Computers aren’t just unfeeling automatons that follow instructions and rapidly make millions of calculations — it turns out they can also bluff.
After conclusively besting humans at chess and Go, an Artificial Intelligence program has now managed to beat the world’s top players at poker. Liberatus, an AI developed by researchers at Carnegie Mellon University, has managed to beat four of the world’s top players in a 120,000-hand competition in heads-up no-limit Texas hold’em. In a paper published yesterday, Noam Brown and Tuomas Sandholm described how they’d managed to build what might be the most powerful poker AI ever.
Liberatus’ AI is a combination of three separate modules that help it decide what to do with each hand. It mainly relied on reinforcement learning, which is a method of extreme trial and error — Liberatus was only taught the rules of poker, and it played game after game with itself. After trillions of games, it automatically came up with strategies that could help it beat its opponents.

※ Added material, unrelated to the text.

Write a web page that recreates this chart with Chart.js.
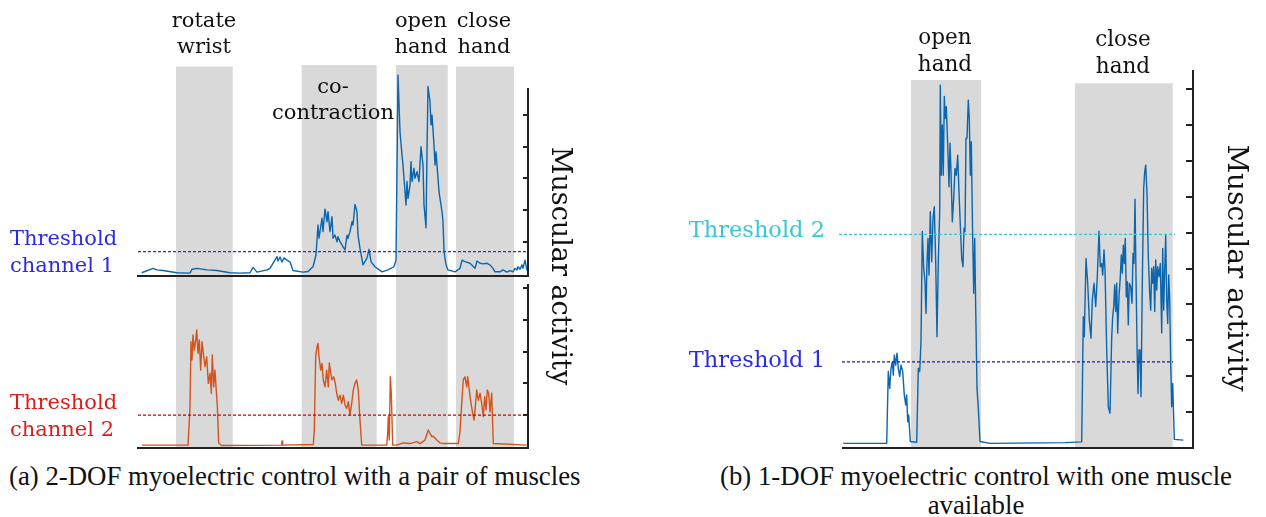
<!DOCTYPE html>
<html>
<head>
<meta charset="utf-8">
<script src="https://cdn.jsdelivr.net/npm/chart.js@4.4.1/dist/chart.umd.min.js"></script>
<style>
  body { margin: 0; width: 1266px; height: 517px; background: #fff; position: relative; overflow: hidden; font-family: "DejaVu Serif", serif; color: #111; }
  canvas { position: absolute; }
  .lbl { position: absolute; font-size: 21px; line-height: 26px; text-align: center; white-space: nowrap; transform: translateX(-50%); }
  .lblB { font-size: 21.5px; line-height: 27px; }
  .thr { position: absolute; font-size: 21px; line-height: 27px; white-space: nowrap; }
  .thrB { font-size: 22.5px; }
  .axisTitle { position: absolute; font-size: 27px; writing-mode: vertical-rl; white-space: nowrap; transform: translate(-50%, -50%); }
  .caption { position: absolute; font-family: "Liberation Serif", serif; font-size: 26.8px; line-height: 29px; white-space: nowrap; }
</style>
</head>
<body>
<canvas id="pairTop" width="560" height="280" style="left:0;top:0"></canvas>
<canvas id="pairBottom" width="560" height="170" style="left:0;top:280px"></canvas>
<canvas id="single" width="620" height="460" style="left:640px;top:0"></canvas>

<div class="lbl" style="left:204px;top:7px">rotate<br>wrist</div>
<div class="lbl" style="left:333px;top:73px">co-<br>contraction</div>
<div class="lbl" style="left:421px;top:7px">open<br>hand</div>
<div class="lbl" style="left:484px;top:7px">close<br>hand</div>
<div class="thr" style="left:10px;top:225px;color:#2b2be0">Threshold<br>channel 1</div>
<div class="thr" style="left:10px;top:389px;color:#e01b1b">Threshold<br>channel 2</div>
<div class="axisTitle" style="left:561px;top:266px">Muscular activity</div>

<div class="lbl lblB" style="left:945px;top:23px">open<br>hand</div>
<div class="lbl lblB" style="left:1123px;top:25px">close<br>hand</div>
<div class="thr thrB" style="right:441px;top:216px;color:#36c8d4">Threshold 2</div>
<div class="thr thrB" style="right:441px;top:346px;color:#2b2be0">Threshold 1</div>
<div class="axisTitle" style="left:1237px;top:268px;font-size:28px">Muscular activity</div>

<div class="caption" style="left:9px;top:462px">(a) 2-DOF myoelectric control with a pair of muscles</div>
<div class="caption" style="left:976px;top:462px;transform:translateX(-50%);text-align:center">(b) 1-DOF myoelectric control with one muscle<br>available</div>

<script>
// channel 1 envelope, pair of muscles (sample index, activation)
const pairTime1 = [3.7, 15, 19, 25, 39, 52, 54, 59, 69, 79, 92, 102, 112, 115, 119, 129, 132, 139, 140, 142, 144, 146, 149, 152, 155, 165,
  170, 175, 178, 180, 181, 184, 185, 187, 189, 190, 192, 194, 195, 197, 199, 200, 202, 204, 205, 207, 209, 210, 212, 214, 215, 217, 219, 220,
  222, 225, 229, 231, 233, 237, 244, 250, 256, 258, 260, 262, 264, 265, 266, 268, 269, 270, 272, 273, 274, 276, 277, 279, 281, 283, 285, 286,
  288, 289, 290, 292, 293, 294, 296, 297, 298, 300, 301, 302, 304, 305, 306, 308, 310, 317, 322, 324, 327, 332, 337, 339, 342, 345, 349, 352,
  355, 357, 362, 365, 369, 372, 375, 377, 379, 380, 382, 384, 385, 387, 389];
const pairLevel1 = [0.02, 0.16, 0.11, 0.09, 0.02, 0.01, 0.13, 0.16, 0.11, 0.09, 0.02, 0.01, 0.02, 0.19, 0.04, 0.11, 0.16, 0.53, 0.39, 0.52, 0.36, 0.49, 0.42, 0.36, 0.09, 0.04,
  0.06, 0.21, 0.58, 1.53, 1.11, 1.74, 1.32, 2.03, 1.63, 1.95, 1.32, 1.79, 1.11, 1.21, 1.0, 1.16, 1.0, 0.9, 0.84, 0.74, 1.21, 1.11, 1.32, 1.63, 1.53, 2.18, 1.95, 1.21,
  0.79, 0.27, 0.48, 0.76, 0.37, 0.21, 0.05, 0.11, 0.21, 0.42, 6.26, 4.47, 3.74, 3.42, 3.0, 2.16, 2.9, 2.37, 2.79, 3.53, 2.9, 3.32, 3.0, 3.21, 2.9, 4.0, 3.42, 2.16,
  1.44, 3.84, 5.9, 5.42, 4.69, 5.0, 4.05, 3.42, 3.84, 3.0, 2.58, 2.37, 1.95, 1.63, 0.69, 0.27, 0.11, 0.05, 0.16, 0.42, 0.37, 0.32, 0.16, 0.39, 0.32, 0.3, 0.32, 0.27,
  0.16, 0.05, 0.05, 0.11, 0.04, 0.09, 0.05, 0.16, 0.11, 0.21, 0.13, 0.27, 0.16, 0.42, 0.09];

// channel 2 envelope, pair of muscles
const pairTime2 = [3.7, 50, 52, 53, 54, 55, 56.3, 57.7, 58.7, 60, 61.3, 62.7, 64, 65.3, 67, 68.7, 70.3, 72, 73.3, 74.3, 75.7, 77, 78, 79.3, 80.7, 83.7,
  143.7, 144, 144.7, 175.3, 176.3, 177.7, 179, 180, 181, 182.7, 184, 185.3, 187, 188.7, 190.3, 191.3, 192.7, 194, 195.7, 197.3, 198.7, 200.3, 202,
  203.7, 205.3, 207, 208.7, 210.3, 212, 213.7, 215.3, 217, 218.7, 220.3, 222, 223.7, 248.7, 249.7, 250.3, 251.3, 252.3, 253.3, 254.7, 258.7, 265.3,
  272, 278.7, 282, 287, 290.3, 292, 293.7, 295.3, 298.7, 302, 305.3, 320.3, 322, 323.7, 325.3, 327, 328.7, 329.7, 331.3, 333, 334.7, 336, 337.3,
  338.7, 340.3, 342, 343.7, 345.3, 346.7, 348, 349.3, 350.7, 352, 353.7, 355.3, 388.7];
const pairLevel2 = [0.05, 0.05, 1.26, 3.32, 2.74, 3.53, 3.05, 3.37, 3.69, 2.95, 3.37, 2.42, 3.32, 2.95, 2.53, 2.84, 2.0, 2.32, 1.69, 2.9, 1.89, 2.42, 1.89, 1.32, 0.11, 0.04,
  0.05, 0.18, 0.05, 0.07, 0.53, 2.84, 3.16, 3.26, 2.84, 2.42, 2.63, 2.11, 1.89, 2.42, 1.89, 2.65, 2.32, 2.11, 2.21, 2.0, 1.69, 1.47, 1.63,
  1.37, 1.63, 1.32, 1.21, 1.42, 1.0, 1.37, 1.79, 2.0, 2.11, 1.79, 0.84, 0.05, 0.05, 0.42, 0.95, 0.21, 2.21, 1.69, 0.05, 0.05, 0.12,
  0.1, 0.16, 0.1, 0.21, 0.53, 0.42, 0.32, 0.33, 0.21, 0.12, 0.1, 0.1, 0.47, 1.37, 2.11, 2.21, 1.89, 2.21, 1.79, 1.37, 1.05, 0.84, 1.26,
  1.79, 1.47, 1.69, 1.37, 0.95, 1.58, 1.16, 1.79, 1.69, 1.1, 1.69, 0.1, 0.05];

// single muscle envelope
const singleTime = [0.3, 43.7, 45.3, 46.7, 48, 49.3, 50.3, 51.3, 52.7, 54, 55.3, 56.7, 58, 59.7, 61.3, 62.7, 63.7, 64.7, 65.7, 67.3, 73.7, 75.3,
  76.7, 78, 79.3, 80.7, 82, 83, 84, 85, 86, 87.3, 88.7, 90, 91.3, 92.7, 94, 95.3, 96.7, 97.3, 98.3, 99.3, 100.3, 101.3, 102.3, 103.3, 104.7,
  106, 107, 108, 109.3, 110.7, 112, 113.3, 114.7, 116, 117.3, 118.7, 120, 121, 122, 123, 124, 125.3, 126.3, 127.3, 128.3, 129.7, 130.7, 131.7,
  132.7, 134, 135.3, 137, 147, 222, 238.7, 240.3, 241.3, 243, 244.7, 246.3, 248, 249.3, 251, 252.7, 254.3, 256, 257.3, 258.7, 259.7, 261, 262,
  263.7, 265.3, 267, 268.7, 269.7, 270.7, 271.7, 272.7, 273.7, 274.7, 276, 277.3, 278.3, 279.3, 280.3, 281.3, 282.3, 283.3, 284.3, 285.3, 286.3,
  287.7, 289, 290, 291, 292, 293, 294, 295, 296, 297, 298, 299.3, 300.7, 301.7, 302.7, 304, 305.3, 306.7, 307.7, 308.7, 309.7, 310.7, 311.7,
  312.7, 313.7, 314.7, 316, 317.3, 318.7, 319.7, 320.7, 321.7, 322.7, 323.7, 324.7, 325.7, 326.7, 327.7, 328.7, 329.7, 331.3, 340.3];
const singleLevel = [0.13, 0.13, 2.13, 1.66, 2.22, 2.4, 2.03, 2.59, 2.31, 2.64, 2.22, 1.99, 2.31, 2.13, 1.48, 1.2, 1.48, 0.73, 0.92, 0.18, 0.16, 2.22,
  2.13, 2.96, 6.03, 5.01, 4.63, 3.75, 5.19, 5.84, 4.82, 6.58, 5.19, 6.4, 6.72, 5.19, 3.1, 5.19, 6.58, 10.11, 7.6, 9.0, 7.6, 9.79, 9.18, 9.51, 8.44,
  7.28, 8.49, 7.7, 6.3, 6.96, 7.79, 7.6, 8.16, 7.14, 6.21, 5.28, 5.05, 6.12, 6.03, 8.63, 8.63, 9.69, 9.18, 7.6, 8.53, 5.84, 4.31, 5.84,
  3.89, 1.66, 1.11, 0.18, 0.13, 0.15, 0.17, 3.66, 3.1, 5.28, 4.59, 3.57, 3.06, 4.12, 4.59, 3.94, 4.77, 6.04, 5.05, 5.14, 4.82, 5.52, 4.96,
  2.73, 1.15, 0.97, 3.1, 3.66, 3.94, 4.54, 3.8, 4.59, 3.2, 4.21, 4.77, 5.38, 4.87, 5.65, 5.14, 5.84, 4.21, 4.63, 3.43, 4.59,
  4.49, 4.03, 5.42, 5.14, 6.93, 4.77, 2.92, 1.52, 2.73, 2.73, 1.43, 4.59, 7.23, 7.7, 7.88, 7.09, 5.33, 4.31, 3.84, 5.01, 4.59, 5.05, 3.8,
  5.24, 4.4, 5.05, 4.77, 5.14, 3.21, 5.56, 3.84, 4.96, 5.93, 4.12, 3.47, 4.82, 4.12, 2.36, 1.15, 1.8, 0.24, 0.22];

// movement windows [start, end] and the level the shading reaches
const pairWindows = [[38, 94.7], [163.7, 238.7], [258, 309.7], [318, 376]];
const pairWindowTops = [6.53, 6.58, 6.58, 6.53];
const singleWindows = [[68, 138], [232, 329.7]];
const singleWindowTops = [10.25, 10.16];

// thresholds: level and horizontal extent
const pairThreshold1 = 0.685, pairThreshold1Span = [0, 389];
const pairThreshold2 = 1.0, pairThreshold2Span = [0, 389];
const singleThreshold1 = 2.4, singleThreshold1Span = [-1, 330];
const singleThreshold2 = 5.95, singleThreshold2Span = [-4, 332];

const pairTicks = [1, 2, 3, 4, 5];
const singleTicks = [1, 2, 3, 4, 5, 6, 7, 8, 9, 10];

const zip = (xs, ys) => xs.map((x, i) => ({ x: x, y: ys[i] }));

function shading(windows, tops, fromCanvasTop, toCanvasBottom) {
  return {
    id: 'shading',
    beforeDatasetsDraw(chart) {
      const { ctx, chartArea, scales: { x, y } } = chart;
      ctx.save();
      ctx.fillStyle = '#d9d9d9';
      windows.forEach(([a, b], i) => {
        const left = x.getPixelForValue(a);
        const right = x.getPixelForValue(b);
        const top = fromCanvasTop ? 0 : y.getPixelForValue(tops[i]);
        const bottom = toCanvasBottom ? chart.height : chartArea.bottom;
        ctx.fillRect(left, top, right - left, bottom - top);
      });
      ctx.restore();
    }
  };
}

function frame(ticks, tickLen) {
  return {
    id: 'frame',
    afterDatasetsDraw(chart) {
      const { ctx, chartArea: area, scales: { y } } = chart;
      ctx.save();
      ctx.strokeStyle = '#222';
      ctx.lineWidth = 2;
      ctx.beginPath();
      ctx.moveTo(area.left - 1, area.bottom);
      ctx.lineTo(area.right + 1, area.bottom);
      ctx.moveTo(area.right, area.top);
      ctx.lineTo(area.right, area.bottom);
      ticks.forEach(v => {
        const py = Math.round(y.getPixelForValue(v));
        ctx.moveTo(area.right, py);
        ctx.lineTo(area.right - tickLen, py);
      });
      ctx.stroke();
      ctx.restore();
    }
  };
}

function thresholdSet(level, span, color) {
  return {
    data: [{ x: span[0], y: level }, { x: span[1], y: level }],
    borderColor: color, borderWidth: 1.3, borderDash: [3, 2], clip: false
  };
}

function signalSet(xs, ys, color) {
  return { data: zip(xs, ys), borderColor: color, borderWidth: 1.4, clip: false };
}

function draw(id, datasets, xMax, yMin, yMax, padding, plugins) {
  return new Chart(document.getElementById(id), {
    type: 'line',
    data: { datasets: datasets },
    options: {
      responsive: false,
      animation: false,
      events: [],
      layout: { padding: padding },
      scales: {
        x: { type: 'linear', display: false, min: 0, max: xMax },
        y: { type: 'linear', display: false, min: yMin, max: yMax }
      },
      elements: { point: { radius: 0 }, line: { tension: 0, borderJoinStyle: 'round' } },
      plugins: { legend: { display: false }, tooltip: { enabled: false } }
    },
    plugins: plugins
  });
}

// (a) upper channel
draw('pairTop', [
  thresholdSet(pairThreshold1, pairThreshold1Span, '#2a2ad0'),
  signalSet(pairTime1, pairLevel1, '#0b66ad')
], 390, -0.082, 5.854, { left: 138, right: 32, top: 88, bottom: 4 },
  [shading(pairWindows, pairWindowTops, false, true), frame(pairTicks, 5)]);

// (a) lower channel
draw('pairBottom', [
  thresholdSet(pairThreshold2, pairThreshold2Span, '#c80000'),
  signalSet(pairTime2, pairLevel2, '#d4531c')
], 390, -0.04, 5.14, { left: 138, right: 32, top: 4, bottom: 2 },
  [shading(pairWindows, pairWindowTops, true, false), frame(pairTicks, 5)]);

// (b) single muscle
draw('single', [
  thresholdSet(singleThreshold2, singleThreshold2Span, '#33cccc'),
  thresholdSet(singleThreshold1, singleThreshold1Span, '#1c1cb0'),
  signalSet(singleTime, singleLevel, '#0b66ad')
], 350, 0, 10.53, { left: 203, right: 67, top: 70, bottom: 12 },
  [shading(singleWindows, singleWindowTops, false, false), frame(singleTicks, 7)]);
</script>
</body>
</html>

The first moves the AI made were completely random. But through an algorithm called Monte Carlo counterfactual regret minimization, it studied its previous games to see which of its moves had eventually led it to win. It then started playing these moves more often. The researchers also coded the AI to bluff — it isn’t helpful if an AI becomes predictable in a game of poker.
Poker is a specially hard game for Artificial Intelligence to tackle. There are 10^163 (10 followed by 163 zeroes) different game situations in no-limit hold’em assuming starting stacks of 20,000 chips, making it impossible for even the strongest computers to calculate all possible game situations. Also, poker is an imperfect information game, meaning that unlike chess, where the computer can exactly know the positions of all pieces on the board, in poker it must guess which cards their opponent holds.
Brown and Sandholm tested Liberatus against four of the top poker players in the world — Jason Les, Dong Kim, Daniel McCauley, and Jimmy Chou — in a 120,000-hand Brains vs. AI challenge match over 20 days in January this year. A prize pool of $200,000 was allocated to the four humans players in aggregate. Each human was guaranteed $20,000 of that pool. The remaining $120,000 was divided among them based on how much better the human did against Libratus than the worstperforming of the four humans. Liberatus managed to decisively come up trumps — it defeated the humans by a margin of 147 mini big blinds per hand. It also beat all four humans individually.
“It was really difficult for us to play,” said Dong Kim, one of the beaten human players. “We would bring a strategy and it would be good for the day of, and then the next day it would bring something new to the table. And we were not ready for that, so it was overall really, really tough.” Kim said that the AI played in a way it appeared that it could see his cards. “I’m not accusing it of cheating,” he said. “It was just that good.”